Connection data. Every time your browser requests a file over the Web, it sends a packet of information to the server. Visit this page at Junkbusters for a quick look at some of the information conveyed in every HTTP connection request. The bold text you see was customized just for your visit. (Bet you didn't know about this one: Click on the check on whether you are being revealed link in the penultimate paragraph.)

More data. If the site owners want to do a little more work, they can learn considerably more about you:

  • Whether your browser supports Java and/or JavaScript
  • What browser plug-ins you have loaded
  • How large your monitor is and how many colors it's using at the moment
  • How many Web pages you have viewed in this window
  • The local time according to your computer
  • Who your ISP is, where it's located, and who its upstream provider is

Server logs. All Web servers store basic information about every request they process. For example, I just now visited the DigitalMASS home page. My single click left 5 records in this site's server log and 28 more in the log file of akamai.net (which DigitalMASS uses to serve some of its graphics files). Each log-file record contains my IP address, the time, information about my browser, the page I was viewing when I clicked, and other information. Visit this page on Privacy.net for a good overview of what log-file entries look like and how to read them.

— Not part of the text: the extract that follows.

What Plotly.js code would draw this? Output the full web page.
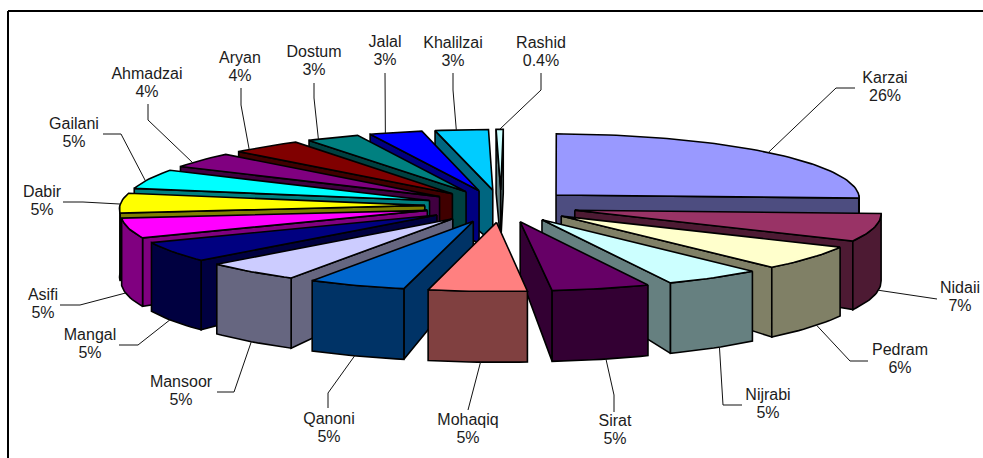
<!DOCTYPE html>
<html>
<head>
<meta charset="utf-8">
<script src="https://cdn.plot.ly/plotly-3.0.1.min.js"></script>
<style>html,body{margin:0;padding:0;background:#fff}#chart{width:983px;height:458px}</style>
</head>
<body>
<div id="chart"></div>
<script>
// Candidate shares, clockwise from twelve o'clock
const candidates = ["Karzai","Nidaii","Pedram","Nijrabi","Sirat","Mohaqiq","Qanoni","Mansoor","Mangal","Asifi","Dabir","Gailani","Ahmadzai","Aryan","Dostum","Jalal","Khalilzai","Rashid"];
const shares = [26,7,6,5,5,5,5,5,5,5,5,5,4,4,3,3,3,0.4];
const shareLabels = ["26%","7%","6%","5%","5%","5%","5%","5%","5%","5%","5%","5%","4%","4%","3%","3%","3%","0.4%"];
const sliceColors = ["#9999FF","#993366","#FFFFCC","#CCFFFF","#660066","#FF8080","#0066CC","#CCCCFF","#000080","#FF00FF","#FFFF00","#00FFFF","#800080","#800000","#008080","#0000FF","#00CCFF","#CCFFFF"];

// Label placement and the elbows of the leader lines, in pixels
const labelX = [885,960,900,768,615,468,329,181,90,43,42,74,147,240,314,385,453,541];
const labelY = [79,289,351,396,422,421,420,383,336,296,193,125,75,59,53,43,44,44];
const labelGap = 17.5;
const elbows = [
  [[836,88],[855,88]], [[937,299]], [[850,361],[868,361]], [[723,405],[742,405]],
  [[614,395],[614,412]], [[468,410]], [[328,393],[328,408]], [[234,392],[217,392]],
  [[138,345],[119,345]], [[80,305],[60,305]], [[83,202],[63,202]], [[121,134],[103,134]],
  [[148,120],[148,104]], [[241,105],[241,88]], [[314,98],[314,83]], [[385,88],[385,73]],
  [[453,90],[453,73]], [[541,90],[541,73]]
];
// Where on the slice rim each leader starts, as a fraction of the slice's sweep
const leaderAt = [0.5,0.32,0.41,0.43,0.45,0.47,0.52,0.5,0.56,0.65,0.45,0.4,0.3,0.2,0.2,0.3,0.4,0.5];

// Projection of the exploded pie
const view = {cx:501, cy:206, radius:305, tilt:0.212, depth:67, persp:0.0435, explode:0.25, start:0.5};

const total = shares.reduce((a,b)=>a+b,0);
const rad = d => d*Math.PI/180;

function project(slice, theta, rho, down){
  const X = view.explode*Math.sin(rad(slice.mid)) + rho*Math.sin(rad(theta));
  const Y = view.explode*Math.cos(rad(slice.mid)) + rho*Math.cos(rad(theta));
  const s = 1/(1+view.persp*Y);
  return [
    view.cx + view.radius*X*s,
    view.cy - view.radius*view.tilt*Y*s + down*view.depth*(0.79+0.21*rho)*s
  ];
}
function arc(slice, a, b, down){
  const n = Math.max(2, Math.ceil(Math.abs(b-a)/1.5));
  const out = [];
  for(let i=0;i<=n;i++) out.push(project(slice, a+(b-a)*i/n, 1, down));
  return out;
}
function signedArea(pts){
  let s = 0;
  pts.forEach((p,i)=>{const q = pts[(i+1)%pts.length]; s += p[0]*q[1]-q[0]*p[1];});
  return s;
}
function halfTone(hex){
  const v = parseInt(hex.slice(1),16);
  return `rgb(${Math.round((v>>16&255)/2)},${Math.round((v>>8&255)/2)},${Math.round((v&255)/2)})`;
}
function polygon(pts, fill, name){
  return {
    type:"scatter", mode:"lines", name,
    x:pts.map(p=>p[0]).concat(pts[0][0]),
    y:pts.map(p=>p[1]).concat(pts[0][1]),
    fill:"toself", fillcolor:fill,
    line:{color:"#000",width:1.6,shape:"linear"},
    hoverinfo:"skip", showlegend:false
  };
}

// Build slice geometry from the shares
let running = 0;
const slices = shares.map((v,i)=>{
  const t0 = view.start + running/total*360;
  running += v;
  const t1 = view.start + running/total*360;
  return {i, t0, t1, mid:(t0+t1)/2};
});

// Painter's order: rear slices first
const order = slices.slice().sort((a,b)=>Math.cos(rad(b.mid))-Math.cos(rad(a.mid)));
const traces = [];
order.forEach(sl=>{
  const name = candidates[sl.i], top = sliceColors[sl.i], wall = halfTone(top);
  const wallFor = (theta, sign)=>{
    const q = [project(sl,theta,0,0), project(sl,theta,1,0), project(sl,theta,1,1), project(sl,theta,0,1)];
    if(signedArea(q)*sign > 0) traces.push(polygon(q, wall, name+" side"));
  };
  wallFor(sl.t0, -1);
  wallFor(sl.t1, 1);
  const a = Math.max(sl.t0, 90), b = Math.min(sl.t1, 270);
  if(b > a){
    traces.push(polygon(arc(sl,a,b,0).concat(arc(sl,b,a,1)), wall, name+" rim"));
  }
  traces.push(polygon([project(sl,sl.t0,0,0)].concat(arc(sl,sl.t0,sl.t1,0)), top, name));
});

// Leader lines run from the slice rim out to the label
slices.forEach(sl=>{
  const theta = sl.t0 + (sl.t1-sl.t0)*leaderAt[sl.i];
  const front = theta > 92 && theta < 268;
  const start = project(sl, theta, 1, front ? 1 : 0);
  const pts = [start].concat(elbows[sl.i]);
  traces.push({
    type:"scatter", mode:"lines", x:pts.map(p=>p[0]), y:pts.map(p=>p[1]),
    line:{color:"#111",width:1}, hoverinfo:"skip", showlegend:false, name:candidates[sl.i]+" leader"
  });
});

const labelFont = {family:"Liberation Sans, Arial, sans-serif", size:16, color:"#1c1c1c"};
traces.push({
  type:"scatter", mode:"text", x:labelX, y:labelY, text:candidates,
  textposition:"middle center", textfont:labelFont, hoverinfo:"skip", showlegend:false
});
traces.push({
  type:"scatter", mode:"text", x:labelX, y:labelY.map(y=>y+labelGap), text:shareLabels,
  textposition:"middle center", textfont:labelFont, hoverinfo:"skip", showlegend:false
});

const layout = {
  width:983, height:458,
  margin:{l:0,r:0,t:0,b:0},
  paper_bgcolor:"#fff", plot_bgcolor:"#fff",
  xaxis:{range:[0,983],visible:false,fixedrange:true},
  yaxis:{range:[458,0],visible:false,fixedrange:true},
  showlegend:false,
  shapes:[
    {type:"line",xref:"x",yref:"y",x0:8,y0:11,x1:983,y1:11,line:{color:"#000",width:2}},
    {type:"line",xref:"x",yref:"y",x0:8,y0:11,x1:8,y1:458,line:{color:"#000",width:2}}
  ]
};
Plotly.newPlot("chart", traces, layout, {displayModeBar:false, staticPlot:true});
</script>
</body>
</html>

Many Web sites store their server logs in a database and analyze their visitors using powerful data-mining tools. Others simply dump the log files out onto the Web for all to see.

Cookies. If the last few paragraphs have succeeded in making you uneasy about how much you reveal while surfing the Web in imagined anonymity, consider how much more you disclose when you accept cookies from the sites you visit.

A cookie can act as a unique identifier for your computer. A site can't count on your IP address (which it gets from the server log) to identify you, because you may be assigned a different IP address the next time you dial in to your ISP. Or you may be visiting from behind a firewall at work, and all the site has to go on is the IP address of the firewall. If your browser returns your own computer's unique identifier (i.e., their cookie) each time you visit, it becomes possible to correlate your actions on the site across weeks and months.

Let's say you visit a toy company's site in July. Their server stores a cookie on your computer without your awareness. Every few weeks you go back to see what's new, browsing for toys your kids might enjoy. The site's owners don't know who you are, but they can tie your visits together using their cookie. They can mine the server-log data for insights into how the site's navigation is working (what paths did you take through the pages?), which pages aren't pulling their weight (what's the last page you saw in each visit?), etc. So far so innocent.

Months later, as the holidays approach, you finally buy a toy from the site. As soon as this transaction reveals your identity the site owners can -- if they wish -- tie together your entire history on the site with other data about you, data purchased perhaps from a credit agency, a direct-mail marketing firm, or a magazine.

Now consider how much more data DoubleClick can collect about you. The Internet ad agency serves ads, with a side of cookies, for more than a thousand popular Web sites. DoubleClick can mine your meanderings across hundreds of sites over a period of months or years. If they are ever able to associate a real-world identity with your unique DoubleClick-assigned cookie, think how much more they could learn.

For hands-on fun, visit Privacy.net's simulated advertising collaborative. It demonstrates, quite graphically, how such cross-site tracking operates.